China did not give cryptocurrencies very swift backing in the early stages, a position that changed with the right regulations put in place. The Chinese government’s relationship with the crypto sphere at the early stages was rightly captured by Edith Yeung, head of 500 Startups as a “love-hate relationship.” 

Yeung also said in an interview with CNBC at East Tech West that the Chinese government is investing in blockchain projects but decidedly averse to the financial aspects of cryptocurrencies. The Chinese government made its long term plans to overhaul the digital payment ecosystem when it announced it will be launching its own digital currency whose development has been in progress since 2018. The government hopes this move will help strengthen the Yuan both locally and internationally.

To make the DCEP function more like cash, the PBoC invented a system called “loosely coupled account links.” In traditional electronic payment systems, a transaction can only happen between two banking accounts; in the DECP system, transactions can happen between two DCEP wallets, despite neither being associated with a bank account. This direct transaction functions like cash because it removes financial intermediaries such as banks and fintech giants from the transaction.

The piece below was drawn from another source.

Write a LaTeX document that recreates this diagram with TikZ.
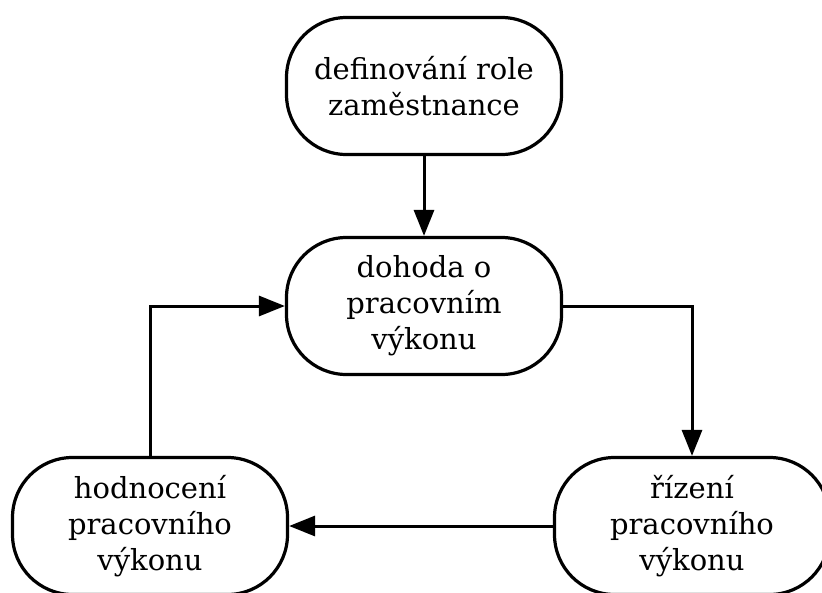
\documentclass[tikz,border=0pt]{standalone}
\usepackage{fontspec}
\setmainfont{DejaVu Serif}
\usetikzlibrary{positioning,arrows.meta}

\tikzset{
  box/.style={draw, line width=3.2pt, rounded corners=60pt, align=center,
    minimum width=275pt, minimum height=137pt,
    font=\fontsize{29}{36}\selectfont},
  arr/.style={line width=3pt, -{Triangle[length=26pt,width=20pt]}}
}

\begin{document}
\begin{tikzpicture}
\useasboundingbox (0,0) rectangle (822pt,-592pt);
\node[box] (role) at (424pt,-86pt) {definování role\\zaměstnance};
\node[box, below of=role, node distance=220pt] (dohoda) {dohoda o\\pracovním\\výkonu};
\node[box, below of=dohoda, node distance=220pt, xshift=-274pt] (hodnoceni) {hodnocení\\pracovního\\výkonu};
\node[box, below of=dohoda, node distance=220pt, xshift=268pt] (rizeni) {řízení\\pracovního\\výkonu};

\draw[arr] (role) -- (dohoda);
\draw[arr] (dohoda.east) -| (rizeni.north);
\draw[arr] (rizeni) -- (hodnoceni);
\draw[arr] (hodnoceni.north) |- (dohoda.west);
\end{tikzpicture}
\end{document}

China’s Digital Yuan (DCEP) is a novel project which will undoubtedly bolster China’s already cashless economy has drawn a lot of preparations on the part of the government. With numerous blockchain research centers springing up around the country since the project was revealed in 2016, a flexible transition into a blockchain-powered economy has been ongoing. This claim can be substantiated with reports that over 10,000 blockchain companies were established in the first half of 2020.